## YOUR OBJECTIVE
Quote, line for line, the entries from the first through the one containing "ax.set_ylim(0, 150)". Pictures are left out.
-=-=-
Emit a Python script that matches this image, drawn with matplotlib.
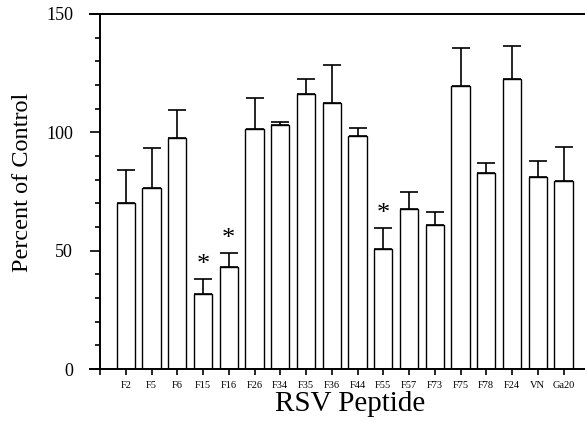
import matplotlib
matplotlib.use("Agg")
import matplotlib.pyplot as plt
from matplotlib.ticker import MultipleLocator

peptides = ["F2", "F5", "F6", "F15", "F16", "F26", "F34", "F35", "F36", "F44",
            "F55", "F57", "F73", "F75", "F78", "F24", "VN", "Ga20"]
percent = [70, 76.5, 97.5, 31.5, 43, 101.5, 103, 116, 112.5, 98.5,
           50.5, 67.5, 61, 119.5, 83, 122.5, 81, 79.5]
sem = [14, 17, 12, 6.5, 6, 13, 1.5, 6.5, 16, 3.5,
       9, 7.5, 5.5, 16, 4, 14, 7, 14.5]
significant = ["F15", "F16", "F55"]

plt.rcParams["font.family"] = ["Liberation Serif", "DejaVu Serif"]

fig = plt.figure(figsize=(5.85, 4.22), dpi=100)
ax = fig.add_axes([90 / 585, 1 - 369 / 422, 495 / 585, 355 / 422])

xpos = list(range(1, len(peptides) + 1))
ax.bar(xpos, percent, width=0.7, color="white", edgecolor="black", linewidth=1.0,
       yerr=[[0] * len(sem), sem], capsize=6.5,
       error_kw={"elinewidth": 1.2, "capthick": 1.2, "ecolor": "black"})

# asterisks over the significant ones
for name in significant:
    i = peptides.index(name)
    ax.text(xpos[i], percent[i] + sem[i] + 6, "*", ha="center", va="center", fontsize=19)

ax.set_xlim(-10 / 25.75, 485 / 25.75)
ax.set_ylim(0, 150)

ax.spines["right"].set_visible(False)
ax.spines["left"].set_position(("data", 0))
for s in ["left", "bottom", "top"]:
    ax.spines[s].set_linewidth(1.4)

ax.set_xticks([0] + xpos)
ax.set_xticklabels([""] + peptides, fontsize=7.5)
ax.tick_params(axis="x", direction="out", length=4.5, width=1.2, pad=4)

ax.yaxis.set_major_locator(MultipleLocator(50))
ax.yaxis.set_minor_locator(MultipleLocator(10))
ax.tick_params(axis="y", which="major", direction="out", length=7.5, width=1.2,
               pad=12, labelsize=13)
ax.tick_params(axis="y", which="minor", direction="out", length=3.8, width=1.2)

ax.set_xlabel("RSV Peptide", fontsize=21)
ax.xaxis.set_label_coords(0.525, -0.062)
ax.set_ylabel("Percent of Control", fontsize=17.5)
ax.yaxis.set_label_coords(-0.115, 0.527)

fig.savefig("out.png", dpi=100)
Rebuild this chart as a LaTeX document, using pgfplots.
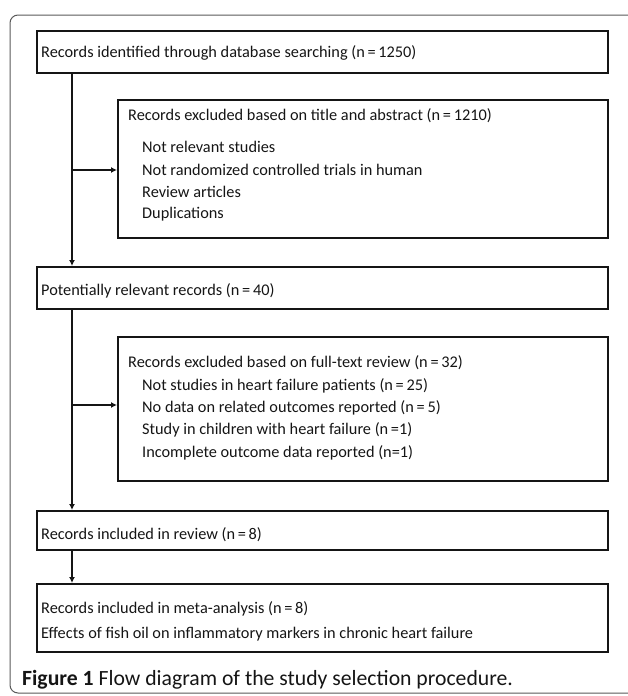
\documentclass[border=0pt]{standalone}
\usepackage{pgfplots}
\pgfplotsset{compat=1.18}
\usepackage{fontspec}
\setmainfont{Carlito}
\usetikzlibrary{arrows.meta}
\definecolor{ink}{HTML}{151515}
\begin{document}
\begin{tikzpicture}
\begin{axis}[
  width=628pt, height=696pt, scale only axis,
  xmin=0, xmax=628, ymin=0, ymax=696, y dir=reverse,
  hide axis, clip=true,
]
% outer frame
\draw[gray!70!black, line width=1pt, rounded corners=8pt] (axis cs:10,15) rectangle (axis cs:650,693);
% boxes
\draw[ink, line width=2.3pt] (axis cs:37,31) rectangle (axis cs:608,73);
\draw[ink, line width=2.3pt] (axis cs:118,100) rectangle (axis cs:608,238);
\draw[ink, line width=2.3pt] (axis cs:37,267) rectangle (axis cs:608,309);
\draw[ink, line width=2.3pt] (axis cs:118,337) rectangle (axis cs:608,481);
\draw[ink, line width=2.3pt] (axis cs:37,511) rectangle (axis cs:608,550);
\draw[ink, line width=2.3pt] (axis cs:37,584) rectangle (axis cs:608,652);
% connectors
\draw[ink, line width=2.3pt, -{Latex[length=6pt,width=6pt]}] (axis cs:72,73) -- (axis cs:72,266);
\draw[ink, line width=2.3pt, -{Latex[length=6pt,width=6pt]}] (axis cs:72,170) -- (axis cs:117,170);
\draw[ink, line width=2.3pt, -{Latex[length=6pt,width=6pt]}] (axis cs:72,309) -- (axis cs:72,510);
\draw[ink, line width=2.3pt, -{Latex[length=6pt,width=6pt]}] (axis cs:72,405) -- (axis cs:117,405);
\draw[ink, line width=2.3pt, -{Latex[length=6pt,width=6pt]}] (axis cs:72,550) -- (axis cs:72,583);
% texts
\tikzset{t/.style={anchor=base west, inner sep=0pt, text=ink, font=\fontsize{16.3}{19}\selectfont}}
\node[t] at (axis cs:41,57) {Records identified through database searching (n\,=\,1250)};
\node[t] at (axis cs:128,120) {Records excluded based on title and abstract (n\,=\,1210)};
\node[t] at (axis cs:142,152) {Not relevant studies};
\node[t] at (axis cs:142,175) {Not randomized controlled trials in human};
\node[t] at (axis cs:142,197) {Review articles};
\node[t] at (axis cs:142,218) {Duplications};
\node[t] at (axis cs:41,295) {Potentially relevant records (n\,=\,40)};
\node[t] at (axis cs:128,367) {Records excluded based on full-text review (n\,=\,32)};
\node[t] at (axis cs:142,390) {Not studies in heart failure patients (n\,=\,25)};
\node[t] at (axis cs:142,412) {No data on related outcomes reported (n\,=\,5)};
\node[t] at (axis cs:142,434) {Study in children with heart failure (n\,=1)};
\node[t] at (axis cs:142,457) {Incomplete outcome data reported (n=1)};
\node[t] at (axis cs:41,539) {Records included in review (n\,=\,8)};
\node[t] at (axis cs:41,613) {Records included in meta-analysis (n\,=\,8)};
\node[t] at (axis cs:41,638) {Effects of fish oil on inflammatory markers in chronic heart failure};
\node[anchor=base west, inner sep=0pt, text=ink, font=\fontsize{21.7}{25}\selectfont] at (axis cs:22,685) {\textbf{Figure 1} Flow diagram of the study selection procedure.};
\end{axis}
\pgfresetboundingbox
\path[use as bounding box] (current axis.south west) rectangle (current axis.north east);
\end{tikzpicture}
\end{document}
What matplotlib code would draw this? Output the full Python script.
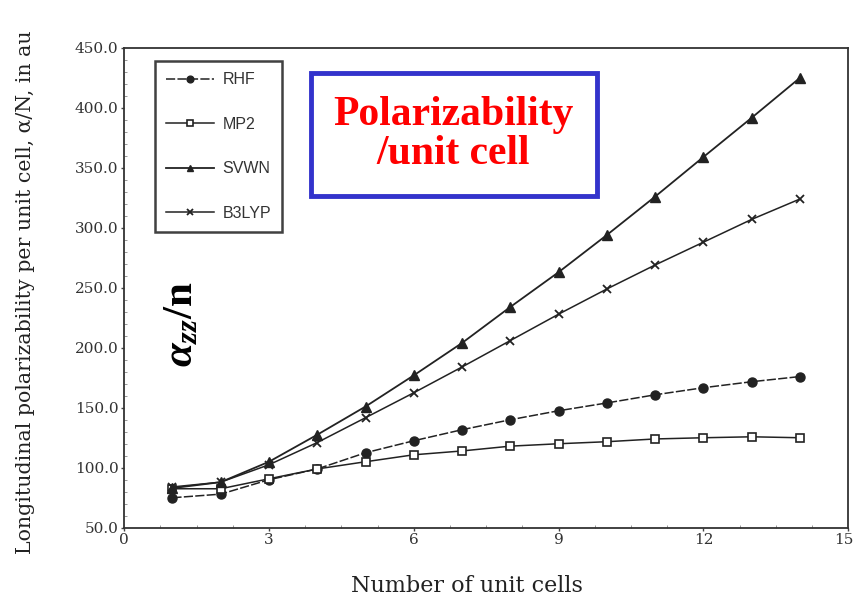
-=-=-
## EXERCISE SOLUTION
Emit a Python script that matches this image, drawn with matplotlib.
import matplotlib
matplotlib.use("Agg")
import matplotlib.pyplot as plt
from matplotlib.ticker import MultipleLocator

peptides = ["F2", "F5", "F6", "F15", "F16", "F26", "F34", "F35", "F36", "F44",
            "F55", "F57", "F73", "F75", "F78", "F24", "VN", "Ga20"]
percent = [70, 76.5, 97.5, 31.5, 43, 101.5, 103, 116, 112.5, 98.5,
           50.5, 67.5, 61, 119.5, 83, 122.5, 81, 79.5]
sem = [14, 17, 12, 6.5, 6, 13, 1.5, 6.5, 16, 3.5,
       9, 7.5, 5.5, 16, 4, 14, 7, 14.5]
significant = ["F15", "F16", "F55"]

plt.rcParams["font.family"] = ["Liberation Serif", "DejaVu Serif"]

fig = plt.figure(figsize=(5.85, 4.22), dpi=100)
ax = fig.add_axes([90 / 585, 1 - 369 / 422, 495 / 585, 355 / 422])

xpos = list(range(1, len(peptides) + 1))
ax.bar(xpos, percent, width=0.7, color="white", edgecolor="black", linewidth=1.0,
       yerr=[[0] * len(sem), sem], capsize=6.5,
       error_kw={"elinewidth": 1.2, "capthick": 1.2, "ecolor": "black"})

# asterisks over the significant ones
for name in significant:
    i = peptides.index(name)
    ax.text(xpos[i], percent[i] + sem[i] + 6, "*", ha="center", va="center", fontsize=19)

ax.set_xlim(-10 / 25.75, 485 / 25.75)
ax.set_ylim(0, 150)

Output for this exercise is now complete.